### What to do
Restate each line word for word. Leave out every picture.

[Begin]

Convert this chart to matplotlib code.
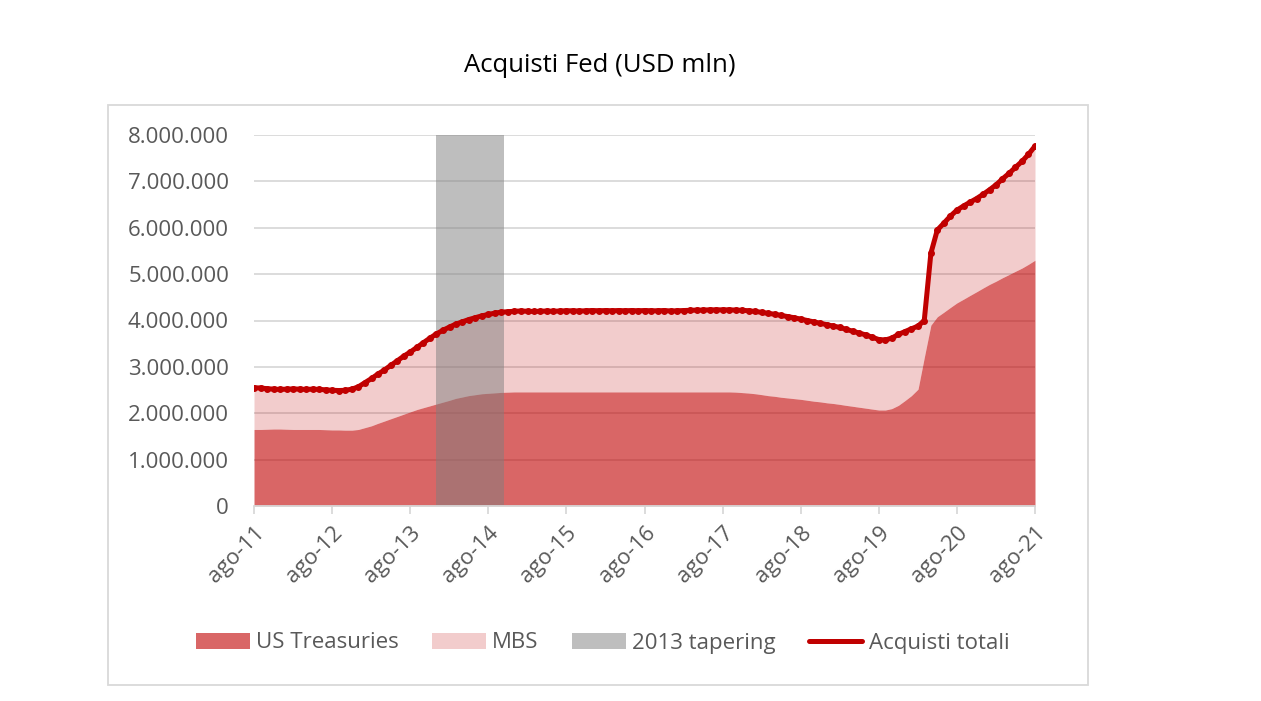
"""
Acquisti Fed (USD mln): stacked area of US Treasuries + MBS held by the Fed,
with total purchases line and the 2013 tapering window shaded.
"""

import matplotlib

matplotlib.use("Agg")

import matplotlib.pyplot as plt
import pandas as pd
from matplotlib.lines import Line2D
from matplotlib.patches import Patch, Rectangle

# ---------- data (USD bn, monthly, ago-11 .. ago-21) ----------
START_MONTH = "2011-08-01"

TOTAL_BN = [
    2550, 2545, 2530, 2520, 2515, 2520, 2525, 2520, 2515, 2520, 2515, 2505,  # ago-11
    2495, 2490, 2495, 2520, 2570, 2660, 2750, 2840, 2930, 3030, 3130, 3230,  # ago-12
    3320, 3420, 3520, 3620, 3710, 3790, 3860, 3920, 3970, 4020, 4060, 4100,  # ago-13
    4130, 4160, 4180, 4190, 4200, 4205, 4200, 4195, 4200, 4205, 4200, 4205,  # ago-14
    4210, 4210, 4205, 4210, 4215, 4210, 4215, 4210, 4215, 4210, 4215, 4210,  # ago-15
    4215, 4210, 4210, 4215, 4205, 4210, 4215, 4220, 4225, 4225, 4230, 4230,  # ago-16
    4230, 4230, 4225, 4220, 4210, 4195, 4175, 4155, 4135, 4110, 4085, 4060,  # ago-17
    4030, 4000, 3970, 3940, 3910, 3880, 3850, 3810, 3770, 3730, 3690, 3640,  # ago-18
    3590, 3580, 3620, 3700, 3760, 3820, 3880, 4000, 5450, 5950, 6100, 6250,  # ago-19
    6380, 6470, 6550, 6630, 6720, 6820, 6930, 7050, 7170, 7300, 7430, 7580,  # ago-20
    7760,                                                                    # ago-21
]

TREASURIES_BN = [
    1650, 1650, 1655, 1660, 1660, 1655, 1650, 1650, 1650, 1650, 1650, 1645,  # ago-11
    1640, 1640, 1635, 1635, 1650, 1690, 1730, 1780, 1830, 1880, 1930, 1980,  # ago-12
    2030, 2080, 2120, 2160, 2200, 2240, 2280, 2320, 2350, 2380, 2400, 2420,  # ago-13
    2430, 2440, 2450, 2455, 2460, 2460, 2460, 2460, 2460, 2460, 2460, 2460,  # ago-14
    2460, 2460, 2460, 2460, 2460, 2460, 2460, 2460, 2460, 2460, 2460, 2460,  # ago-15
    2460, 2460, 2460, 2460, 2460, 2460, 2460, 2460, 2460, 2460, 2460, 2460,  # ago-16
    2460, 2460, 2455, 2445, 2435, 2420, 2400, 2380, 2365, 2345, 2330, 2315,  # ago-17
    2300, 2280, 2260, 2245, 2225, 2210, 2190, 2170, 2150, 2130, 2110, 2090,  # ago-18
    2070, 2070, 2100, 2170, 2270, 2380, 2520, 3200, 3900, 4080, 4180, 4280,  # ago-19
    4380, 4460, 4540, 4620, 4700, 4780, 4850, 4920, 4990, 5060, 5130, 5210,  # ago-20
    5300,                                                                    # ago-21
]

TAPERING_START = "2013-12-01"
TAPERING_END = "2014-10-15"

TICK_YEARS = list(range(2011, 2022))
Y_TICKS = list(range(0, 8_000_001, 1_000_000))

TITLE = "Acquisti Fed (USD mln)"
LEGEND_LABELS = ["US Treasuries", "MBS", "2013 tapering", "Acquisti totali"]

# ---------- style ----------
RED = "#C00000"
GRID = "#D9D9D9"
TEXT = "#595959"
FONT = ["Open Sans", "DejaVu Sans"]
FS = 16

W, H = 1261, 701


def fx(px):
    return px / W


def fy(py):
    return 1 - py / H


def main() -> None:
    plt.rcParams["font.family"] = FONT

    assert len(TOTAL_BN) == len(TREASURIES_BN) == 121
    dates = pd.date_range(START_MONTH, periods=len(TOTAL_BN), freq="MS")
    total = [v * 1000 for v in TOTAL_BN]          # USD mln
    treasuries = [v * 1000 for v in TREASURIES_BN]

    fig = plt.figure(figsize=(W / 100, H / 100), dpi=100)
    ax = fig.add_axes([fx(254), fy(506), fx(1035) - fx(254), fy(135) - fy(506)])

    # chart box + title
    fig.add_artist(Rectangle((fx(108), fy(685)), fx(1088) - fx(108), fy(105) - fy(685),
                             transform=fig.transFigure, fill=False,
                             edgecolor=GRID, lw=1.3))
    fig.text(fx(600), fy(66), TITLE, ha="center", va="center", fontsize=18.5, color="black")

    # areas (semi-transparent so gridlines show through)
    ax.fill_between(dates, 0, treasuries, color=RED, alpha=0.6, lw=0, zorder=2)
    ax.fill_between(dates, treasuries, total, color=RED, alpha=0.2, lw=0, zorder=2)
    ax.axvspan(pd.Timestamp(TAPERING_START), pd.Timestamp(TAPERING_END),
               color="#7F7F7F", alpha=0.5, lw=0, zorder=3)
    ax.plot(dates, total, color=RED, lw=3.6, marker="o", ms=4.0,
            solid_capstyle="round", zorder=4)

    # axes
    ax.set_xlim(pd.Timestamp(START_MONTH), dates[-1])
    ax.set_ylim(0, 8_000_000)
    ax.set_yticks(Y_TICKS)
    ax.set_yticklabels([f"{v:,.0f}".replace(",", ".") for v in Y_TICKS])
    ax.yaxis.grid(True, color=GRID, lw=1.3, zorder=0)
    ax.set_axisbelow(True)

    ax.set_xticks([pd.Timestamp(f"{y}-08-01") for y in TICK_YEARS])
    ax.set_xticklabels([f"ago-{y % 100:02d}" for y in TICK_YEARS])

    for side in ("left", "right", "top"):
        ax.spines[side].set_visible(False)
    ax.spines["bottom"].set_color(GRID)
    ax.spines["bottom"].set_linewidth(1.3)
    ax.spines["bottom"].set_zorder(5)

    ax.tick_params(axis="y", length=0, pad=18, labelsize=FS, labelcolor=TEXT)
    ax.tick_params(axis="x", length=6, width=1.3, color=GRID, pad=6,
                   labelsize=FS, labelcolor=TEXT)
    for lab in ax.get_xticklabels():
        lab.set_rotation(45)
        lab.set_ha("right")
        lab.set_va("top")
        lab.set_rotation_mode("anchor")

    # legend
    handles = [
        Patch(facecolor=RED, alpha=0.6, lw=0),
        Patch(facecolor=RED, alpha=0.2, lw=0),
        Patch(facecolor="#7F7F7F", alpha=0.5, lw=0),
        Line2D([], [], color=RED, lw=3.6, solid_capstyle="round"),
    ]
    fig.legend(handles, LEGEND_LABELS, loc="center", bbox_to_anchor=(fx(603), fy(643)),
               ncol=4, frameon=False, fontsize=FS, labelcolor=TEXT,
               handlelength=2.4, handleheight=0.7, handletextpad=0.3,
               columnspacing=1.5)

    fig.savefig("out.png", dpi=100)


if __name__ == "__main__":
    main()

[End]

### Exercise output
Convert this chart to matplotlib code.
"""
Acquisti Fed (USD mln): stacked area of US Treasuries + MBS held by the Fed,
with total purchases line and the 2013 tapering window shaded.
"""

import matplotlib

matplotlib.use("Agg")

import matplotlib.pyplot as plt
import pandas as pd
from matplotlib.lines import Line2D
from matplotlib.patches import Patch, Rectangle

# ---------- data (USD bn, monthly, ago-11 .. ago-21) ----------
START_MONTH = "2011-08-01"

TOTAL_BN = [
    2550, 2545, 2530, 2520, 2515, 2520, 2525, 2520, 2515, 2520, 2515, 2505,  # ago-11
    2495, 2490, 2495, 2520, 2570, 2660, 2750, 2840, 2930, 3030, 3130, 3230,  # ago-12
    3320, 3420, 3520, 3620, 3710, 3790, 3860, 3920, 3970, 4020, 4060, 4100,  # ago-13
    4130, 4160, 4180, 4190, 4200, 4205, 4200, 4195, 4200, 4205, 4200, 4205,  # ago-14
    4210, 4210, 4205, 4210, 4215, 4210, 4215, 4210, 4215, 4210, 4215, 4210,  # ago-15
    4215, 4210, 4210, 4215, 4205, 4210, 4215, 4220, 4225, 4225, 4230, 4230,  # ago-16
    4230, 4230, 4225, 4220, 4210, 4195, 4175, 4155, 4135, 4110, 4085, 4060,  # ago-17
    4030, 4000, 3970, 3940, 3910, 3880, 3850, 3810, 3770, 3730, 3690, 3640,  # ago-18
    3590, 3580, 3620, 3700, 3760, 3820, 3880, 4000, 5450, 5950, 6100, 6250,  # ago-19
    6380, 6470, 6550, 6630, 6720, 6820, 6930, 7050, 7170, 7300, 7430, 7580,  # ago-20
    7760,                                                                    # ago-21
]

TREASURIES_BN = [
    1650, 1650, 1655, 1660, 1660, 1655, 1650, 1650, 1650, 1650, 1650, 1645,  # ago-11
    1640, 1640, 1635, 1635, 1650, 1690, 1730, 1780, 1830, 1880, 1930, 1980,  # ago-12
    2030, 2080, 2120, 2160, 2200, 2240, 2280, 2320, 2350, 2380, 2400, 2420,  # ago-13
    2430, 2440, 2450, 2455, 2460, 2460, 2460, 2460, 2460, 2460, 2460, 2460,  # ago-14
    2460, 2460, 2460, 2460, 2460, 2460, 2460, 2460, 2460, 2460, 2460, 2460,  # ago-15
    2460, 2460, 2460, 2460, 2460, 2460, 2460, 2460, 2460, 2460, 2460, 2460,  # ago-16
    2460, 2460, 2455, 2445, 2435, 2420, 2400, 2380, 2365, 2345, 2330, 2315,  # ago-17
    2300, 2280, 2260, 2245, 2225, 2210, 2190, 2170, 2150, 2130, 2110, 2090,  # ago-18
    2070, 2070, 2100, 2170, 2270, 2380, 2520, 3200, 3900, 4080, 4180, 4280,  # ago-19
    4380, 4460, 4540, 4620, 4700, 4780, 4850, 4920, 4990, 5060, 5130, 5210,  # ago-20
    5300,                                                                    # ago-21
]

TAPERING_START = "2013-12-01"
TAPERING_END = "2014-10-15"

TICK_YEARS = list(range(2011, 2022))
Y_TICKS = list(range(0, 8_000_001, 1_000_000))

TITLE = "Acquisti Fed (USD mln)"
LEGEND_LABELS = ["US Treasuries", "MBS", "2013 tapering", "Acquisti totali"]

# ---------- style ----------
RED = "#C00000"
GRID = "#D9D9D9"
TEXT = "#595959"
FONT = ["Open Sans", "DejaVu Sans"]
FS = 16

W, H = 1261, 701


def fx(px):
    return px / W


def fy(py):
    return 1 - py / H


def main() -> None:
    plt.rcParams["font.family"] = FONT

    assert len(TOTAL_BN) == len(TREASURIES_BN) == 121
    dates = pd.date_range(START_MONTH, periods=len(TOTAL_BN), freq="MS")
    total = [v * 1000 for v in TOTAL_BN]          # USD mln
    treasuries = [v * 1000 for v in TREASURIES_BN]

    fig = plt.figure(figsize=(W / 100, H / 100), dpi=100)
    ax = fig.add_axes([fx(254), fy(506), fx(1035) - fx(254), fy(135) - fy(506)])

    # chart box + title
    fig.add_artist(Rectangle((fx(108), fy(685)), fx(1088) - fx(108), fy(105) - fy(685),
                             transform=fig.transFigure, fill=False,
                             edgecolor=GRID, lw=1.3))
    fig.text(fx(600), fy(66), TITLE, ha="center", va="center", fontsize=18.5, color="black")

    # areas (semi-transparent so gridlines show through)
    ax.fill_between(dates, 0, treasuries, color=RED, alpha=0.6, lw=0, zorder=2)
    ax.fill_between(dates, treasuries, total, color=RED, alpha=0.2, lw=0, zorder=2)
    ax.axvspan(pd.Timestamp(TAPERING_START), pd.Timestamp(TAPERING_END),
               color="#7F7F7F", alpha=0.5, lw=0, zorder=3)
    ax.plot(dates, total, color=RED, lw=3.6, marker="o", ms=4.0,
            solid_capstyle="round", zorder=4)

    # axes
    ax.set_xlim(pd.Timestamp(START_MONTH), dates[-1])
    ax.set_ylim(0, 8_000_000)
    ax.set_yticks(Y_TICKS)
    ax.set_yticklabels([f"{v:,.0f}".replace(",", ".") for v in Y_TICKS])
    ax.yaxis.grid(True, color=GRID, lw=1.3, zorder=0)
    ax.set_axisbelow(True)

    ax.set_xticks([pd.Timestamp(f"{y}-08-01") for y in TICK_YEARS])
    ax.set_xticklabels([f"ago-{y % 100:02d}" for y in TICK_YEARS])

    for side in ("left", "right", "top"):
        ax.spines[side].set_visible(False)
    ax.spines["bottom"].set_color(GRID)
    ax.spines["bottom"].set_linewidth(1.3)
    ax.spines["bottom"].set_zorder(5)

    ax.tick_params(axis="y", length=0, pad=18, labelsize=FS, labelcolor=TEXT)
    ax.tick_params(axis="x", length=6, width=1.3, color=GRID, pad=6,
                   labelsize=FS, labelcolor=TEXT)
    for lab in ax.get_xticklabels():
        lab.set_rotation(45)
        lab.set_ha("right")
        lab.set_va("top")
        lab.set_rotation_mode("anchor")

    # legend
    handles = [
        Patch(facecolor=RED, alpha=0.6, lw=0),
        Patch(facecolor=RED, alpha=0.2, lw=0),
        Patch(facecolor="#7F7F7F", alpha=0.5, lw=0),
        Line2D([], [], color=RED, lw=3.6, solid_capstyle="round"),
    ]
    fig.legend(handles, LEGEND_LABELS, loc="center", bbox_to_anchor=(fx(603), fy(643)),
               ncol=4, frameon=False, fontsize=FS, labelcolor=TEXT,
               handlelength=2.4, handleheight=0.7, handletextpad=0.3,
               columnspacing=1.5)

    fig.savefig("out.png", dpi=100)


if __name__ == "__main__":
    main()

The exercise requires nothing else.